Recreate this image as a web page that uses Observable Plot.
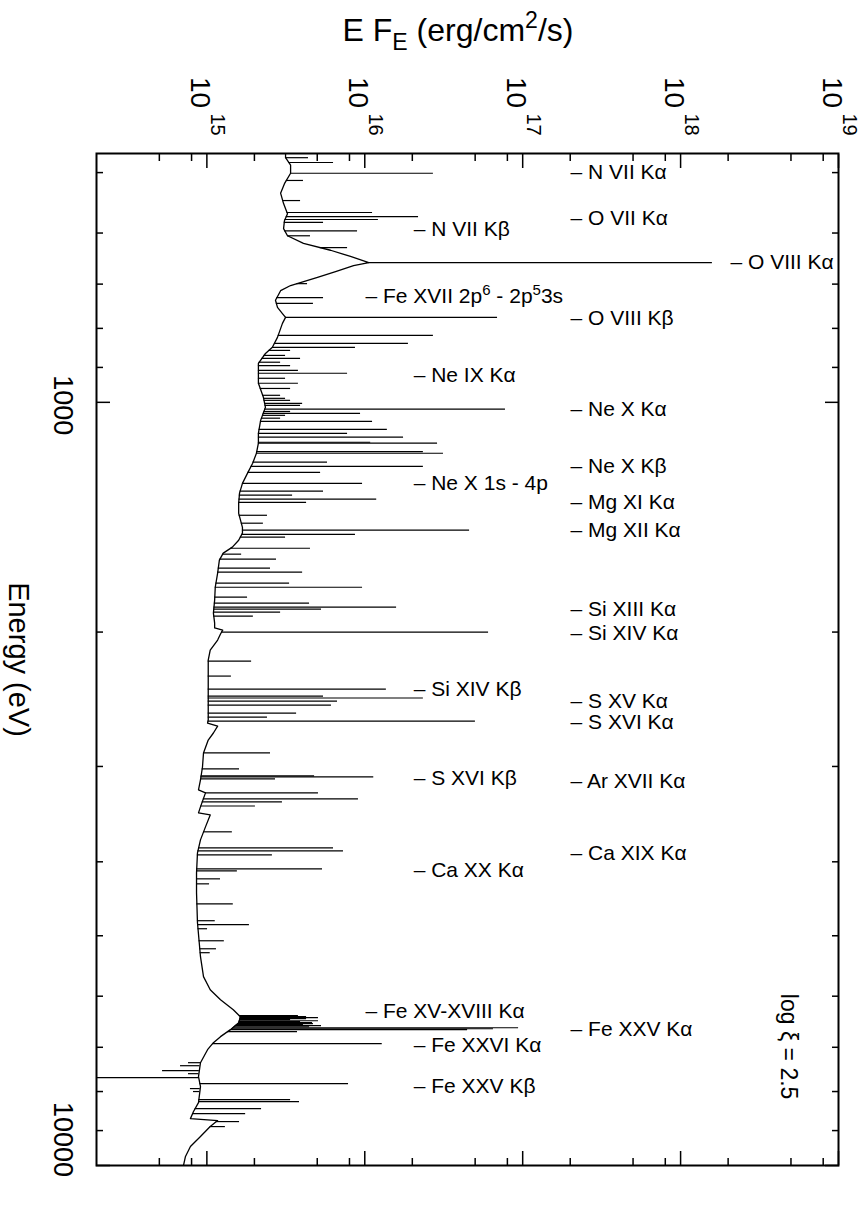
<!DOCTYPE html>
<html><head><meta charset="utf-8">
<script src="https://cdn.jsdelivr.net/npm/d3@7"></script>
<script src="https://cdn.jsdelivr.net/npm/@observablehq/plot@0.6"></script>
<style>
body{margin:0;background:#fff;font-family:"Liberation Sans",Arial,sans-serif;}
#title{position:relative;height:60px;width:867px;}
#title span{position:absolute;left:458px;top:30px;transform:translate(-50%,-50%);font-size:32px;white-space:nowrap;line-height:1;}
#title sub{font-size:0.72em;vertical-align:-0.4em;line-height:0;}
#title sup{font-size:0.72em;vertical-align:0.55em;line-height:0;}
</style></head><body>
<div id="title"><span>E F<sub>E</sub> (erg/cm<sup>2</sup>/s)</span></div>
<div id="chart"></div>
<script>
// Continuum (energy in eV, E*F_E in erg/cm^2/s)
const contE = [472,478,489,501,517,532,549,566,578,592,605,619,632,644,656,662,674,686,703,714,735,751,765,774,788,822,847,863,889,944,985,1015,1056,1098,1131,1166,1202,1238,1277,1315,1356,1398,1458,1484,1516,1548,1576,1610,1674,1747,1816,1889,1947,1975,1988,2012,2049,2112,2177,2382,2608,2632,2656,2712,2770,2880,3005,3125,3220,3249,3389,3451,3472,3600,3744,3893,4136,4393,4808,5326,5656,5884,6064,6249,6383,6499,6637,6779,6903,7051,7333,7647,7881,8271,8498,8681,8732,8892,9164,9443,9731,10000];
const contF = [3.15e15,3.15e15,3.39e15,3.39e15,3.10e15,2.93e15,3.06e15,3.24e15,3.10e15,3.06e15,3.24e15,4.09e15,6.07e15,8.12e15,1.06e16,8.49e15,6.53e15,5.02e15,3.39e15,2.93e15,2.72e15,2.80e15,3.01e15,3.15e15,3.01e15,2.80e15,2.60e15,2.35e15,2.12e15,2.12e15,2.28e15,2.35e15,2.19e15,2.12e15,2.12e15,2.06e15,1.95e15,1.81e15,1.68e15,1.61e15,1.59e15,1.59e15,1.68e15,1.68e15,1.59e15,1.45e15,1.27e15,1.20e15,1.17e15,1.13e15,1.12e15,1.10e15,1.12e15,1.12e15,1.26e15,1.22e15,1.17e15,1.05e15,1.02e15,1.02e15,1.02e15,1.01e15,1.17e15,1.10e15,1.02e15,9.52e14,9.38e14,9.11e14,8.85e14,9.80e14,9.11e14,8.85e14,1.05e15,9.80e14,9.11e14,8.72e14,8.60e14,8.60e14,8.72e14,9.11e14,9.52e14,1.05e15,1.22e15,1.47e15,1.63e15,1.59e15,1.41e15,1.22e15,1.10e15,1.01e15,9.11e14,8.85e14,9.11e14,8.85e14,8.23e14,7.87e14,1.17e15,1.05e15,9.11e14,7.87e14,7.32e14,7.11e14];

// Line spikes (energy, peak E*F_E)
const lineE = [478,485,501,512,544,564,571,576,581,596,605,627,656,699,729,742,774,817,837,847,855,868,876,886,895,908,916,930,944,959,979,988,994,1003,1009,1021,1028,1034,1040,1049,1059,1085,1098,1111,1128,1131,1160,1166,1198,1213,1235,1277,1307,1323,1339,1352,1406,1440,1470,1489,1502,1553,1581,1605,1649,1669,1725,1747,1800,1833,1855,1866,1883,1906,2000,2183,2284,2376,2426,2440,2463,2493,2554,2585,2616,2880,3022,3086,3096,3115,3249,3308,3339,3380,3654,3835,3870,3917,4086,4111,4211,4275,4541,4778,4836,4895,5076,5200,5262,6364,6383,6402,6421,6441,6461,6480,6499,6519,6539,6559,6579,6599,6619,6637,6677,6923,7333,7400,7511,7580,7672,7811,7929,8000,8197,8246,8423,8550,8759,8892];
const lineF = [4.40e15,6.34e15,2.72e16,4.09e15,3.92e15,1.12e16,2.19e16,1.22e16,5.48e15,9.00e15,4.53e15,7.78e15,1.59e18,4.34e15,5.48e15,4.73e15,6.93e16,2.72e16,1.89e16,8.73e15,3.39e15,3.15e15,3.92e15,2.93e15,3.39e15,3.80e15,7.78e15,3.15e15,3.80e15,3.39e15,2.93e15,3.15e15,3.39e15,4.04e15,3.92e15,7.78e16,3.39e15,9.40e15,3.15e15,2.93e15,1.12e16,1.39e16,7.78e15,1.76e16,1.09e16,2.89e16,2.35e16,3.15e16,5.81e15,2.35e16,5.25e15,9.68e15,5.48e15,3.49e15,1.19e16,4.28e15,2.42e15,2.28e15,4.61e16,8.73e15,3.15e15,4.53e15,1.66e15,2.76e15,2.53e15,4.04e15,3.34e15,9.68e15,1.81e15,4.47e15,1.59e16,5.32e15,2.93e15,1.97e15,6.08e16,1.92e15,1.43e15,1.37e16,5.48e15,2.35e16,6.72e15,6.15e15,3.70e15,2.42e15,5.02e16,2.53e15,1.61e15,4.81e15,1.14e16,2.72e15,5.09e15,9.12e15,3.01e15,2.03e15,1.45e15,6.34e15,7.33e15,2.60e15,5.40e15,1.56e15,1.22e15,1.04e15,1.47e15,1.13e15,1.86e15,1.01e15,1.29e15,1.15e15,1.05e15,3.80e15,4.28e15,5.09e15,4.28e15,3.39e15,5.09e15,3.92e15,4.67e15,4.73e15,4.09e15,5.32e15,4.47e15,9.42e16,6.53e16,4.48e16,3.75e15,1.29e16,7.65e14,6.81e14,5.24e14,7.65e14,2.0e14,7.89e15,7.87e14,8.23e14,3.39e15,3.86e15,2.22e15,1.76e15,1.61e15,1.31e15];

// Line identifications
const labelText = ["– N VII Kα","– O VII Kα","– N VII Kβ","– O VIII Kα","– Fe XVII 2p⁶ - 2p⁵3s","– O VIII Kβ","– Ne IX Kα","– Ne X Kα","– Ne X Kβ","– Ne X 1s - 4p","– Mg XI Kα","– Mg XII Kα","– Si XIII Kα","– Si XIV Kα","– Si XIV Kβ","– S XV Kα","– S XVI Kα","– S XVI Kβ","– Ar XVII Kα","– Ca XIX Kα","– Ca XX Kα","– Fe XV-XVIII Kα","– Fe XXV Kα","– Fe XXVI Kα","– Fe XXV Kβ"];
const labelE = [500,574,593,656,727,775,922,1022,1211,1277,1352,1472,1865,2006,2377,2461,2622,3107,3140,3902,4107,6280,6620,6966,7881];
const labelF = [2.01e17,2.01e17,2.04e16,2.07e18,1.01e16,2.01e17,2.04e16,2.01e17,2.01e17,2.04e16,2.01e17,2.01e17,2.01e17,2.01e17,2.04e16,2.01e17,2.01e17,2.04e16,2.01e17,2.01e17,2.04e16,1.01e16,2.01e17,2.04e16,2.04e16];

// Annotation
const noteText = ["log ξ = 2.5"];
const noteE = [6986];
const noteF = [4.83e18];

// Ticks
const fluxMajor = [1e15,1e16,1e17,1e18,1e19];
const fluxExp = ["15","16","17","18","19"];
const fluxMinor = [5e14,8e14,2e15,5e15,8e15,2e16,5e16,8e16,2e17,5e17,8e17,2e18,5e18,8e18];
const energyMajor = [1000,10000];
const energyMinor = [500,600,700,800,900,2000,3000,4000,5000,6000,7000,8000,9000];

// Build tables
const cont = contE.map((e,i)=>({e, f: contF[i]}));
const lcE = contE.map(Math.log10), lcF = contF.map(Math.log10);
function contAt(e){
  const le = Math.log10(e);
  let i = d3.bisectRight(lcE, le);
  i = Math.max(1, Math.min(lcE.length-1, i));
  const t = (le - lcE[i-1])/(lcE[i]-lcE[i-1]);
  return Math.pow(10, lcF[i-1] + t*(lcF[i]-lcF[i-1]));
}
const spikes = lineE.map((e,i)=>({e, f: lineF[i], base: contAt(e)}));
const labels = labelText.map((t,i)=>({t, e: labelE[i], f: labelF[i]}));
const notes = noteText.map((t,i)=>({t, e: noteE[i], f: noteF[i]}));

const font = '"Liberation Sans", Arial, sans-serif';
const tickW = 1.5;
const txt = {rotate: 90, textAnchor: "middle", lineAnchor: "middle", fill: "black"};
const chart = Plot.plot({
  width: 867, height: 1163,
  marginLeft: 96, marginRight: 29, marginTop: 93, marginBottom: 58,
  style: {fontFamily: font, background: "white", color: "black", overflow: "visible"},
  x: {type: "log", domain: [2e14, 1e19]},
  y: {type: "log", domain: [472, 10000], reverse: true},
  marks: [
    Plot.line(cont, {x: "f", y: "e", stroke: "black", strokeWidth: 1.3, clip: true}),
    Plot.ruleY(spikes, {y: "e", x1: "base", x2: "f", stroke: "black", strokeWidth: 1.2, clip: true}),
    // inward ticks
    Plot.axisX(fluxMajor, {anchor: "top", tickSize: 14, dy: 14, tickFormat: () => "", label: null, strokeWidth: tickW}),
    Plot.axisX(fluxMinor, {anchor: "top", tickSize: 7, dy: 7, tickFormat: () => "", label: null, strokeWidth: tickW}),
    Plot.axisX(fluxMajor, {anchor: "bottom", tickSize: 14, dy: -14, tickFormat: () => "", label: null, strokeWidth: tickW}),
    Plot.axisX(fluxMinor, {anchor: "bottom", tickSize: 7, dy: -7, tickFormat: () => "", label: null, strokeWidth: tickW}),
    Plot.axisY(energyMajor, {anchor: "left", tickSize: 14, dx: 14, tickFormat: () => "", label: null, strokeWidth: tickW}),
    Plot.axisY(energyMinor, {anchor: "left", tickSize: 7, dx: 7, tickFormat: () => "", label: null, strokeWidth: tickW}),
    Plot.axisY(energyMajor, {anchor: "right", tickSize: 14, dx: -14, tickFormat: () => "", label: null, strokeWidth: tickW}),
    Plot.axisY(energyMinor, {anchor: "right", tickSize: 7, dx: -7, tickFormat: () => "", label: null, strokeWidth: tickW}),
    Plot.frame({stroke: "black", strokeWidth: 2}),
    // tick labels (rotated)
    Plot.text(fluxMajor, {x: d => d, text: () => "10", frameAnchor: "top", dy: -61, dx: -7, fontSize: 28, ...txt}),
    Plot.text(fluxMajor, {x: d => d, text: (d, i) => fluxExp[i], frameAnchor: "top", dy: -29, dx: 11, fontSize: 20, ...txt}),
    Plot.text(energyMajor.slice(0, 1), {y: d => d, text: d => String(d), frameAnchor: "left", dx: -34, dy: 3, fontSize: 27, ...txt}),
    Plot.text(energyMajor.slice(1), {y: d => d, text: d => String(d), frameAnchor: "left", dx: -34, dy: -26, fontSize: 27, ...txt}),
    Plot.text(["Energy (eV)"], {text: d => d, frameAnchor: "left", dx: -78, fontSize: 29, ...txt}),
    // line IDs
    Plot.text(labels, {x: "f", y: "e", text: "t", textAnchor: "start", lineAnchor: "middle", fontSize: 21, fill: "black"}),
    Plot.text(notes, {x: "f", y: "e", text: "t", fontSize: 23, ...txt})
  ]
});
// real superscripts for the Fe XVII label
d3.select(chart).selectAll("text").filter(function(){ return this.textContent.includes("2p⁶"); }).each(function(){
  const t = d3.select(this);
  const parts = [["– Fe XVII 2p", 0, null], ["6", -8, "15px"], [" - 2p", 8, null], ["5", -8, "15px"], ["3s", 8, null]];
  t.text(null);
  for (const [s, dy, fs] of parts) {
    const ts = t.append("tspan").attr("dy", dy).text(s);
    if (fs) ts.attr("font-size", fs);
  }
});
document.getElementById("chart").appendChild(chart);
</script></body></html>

**REQUEST**
Each line above that includes "this" should be shown.

**THE REPLY**
Recreate this image as a web page that uses Observable Plot.
d3.select(chart).selectAll("text").filter(function(){ return this.textContent.includes("2p⁶"); }).each(function(){
  const t = d3.select(this);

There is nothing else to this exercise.